What this means at purchase
Three things to do before closing on any home:
- Get a real quote, not the lender's placeholder. The estimated insurance line on a Loan Estimate is a generic number; the actual binder you bring to closing can be 30–60% higher in some states.
- Pull a CLUE report on the property. CLUE (Comprehensive Loss Underwriting Exchange) shows the home's claim history. A history of water claims or three roof claims in the last five years will significantly affect what carriers will write and at what price.
- Check the wind/hail deductible structure. In Texas especially, the all-perils deductible and the wind/hail deductible are usually different. Quotes that look similar on premium can differ materially on out-of-pocket exposure.
What this means for current owners
Renewal shock
Renewal premium 25–60% above the prior year is now common in coastal Florida, hail-prone Texas, and wildfire-exposed California. The right response isn't to drop coverage; it's to shop. Carriers vary widely on the same risk profile, and a 25% increase from one carrier may correspond to a 5% increase from another. Independent agents who write across multiple carriers are the most efficient way to surface this.
Right-sizing dwelling coverage
If your dwelling coverage is materially above current rebuild cost (some inflation guards over-correct), reducing it is a legitimate way to lower premium. Talk to the agent before doing this — under-insurance triggers co-insurance penalties at claim time.
Raising deductibles
Moving the all-perils deductible from $1,000 to $2,500 typically reduces premium 8–15%. Whether it's worth it depends on cash reserves and claim frequency expectations.
Bundling
Bundling home and auto with the same carrier typically saves 10–20% on combined premium. Carriers that don't write both lines can't bundle, which is a meaningful filter when shopping.
How insurance interacts with the mortgage
If your loan has an escrow account, the lender pays the insurance premium from monthly escrow contributions.

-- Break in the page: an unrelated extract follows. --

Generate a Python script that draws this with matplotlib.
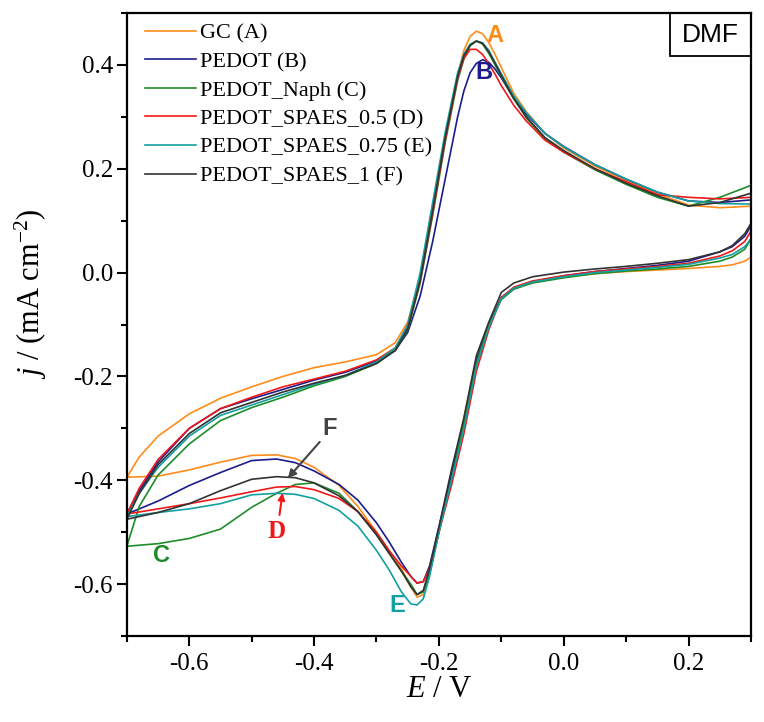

When the premium rises mid-year, the escrow account runs short, and the lender either bills you for the shortage or raises your monthly escrow contribution to catch up. The total monthly payment can rise $100–300/month from one renewal cycle to the next without anything else changing — and most homeowners don't see it coming until the escrow analysis arrives.
This is the structural reason "fixed-rate mortgage" doesn't mean "fixed monthly payment." The principal and interest are fixed. The taxes and insurance escrow line drifts continuously.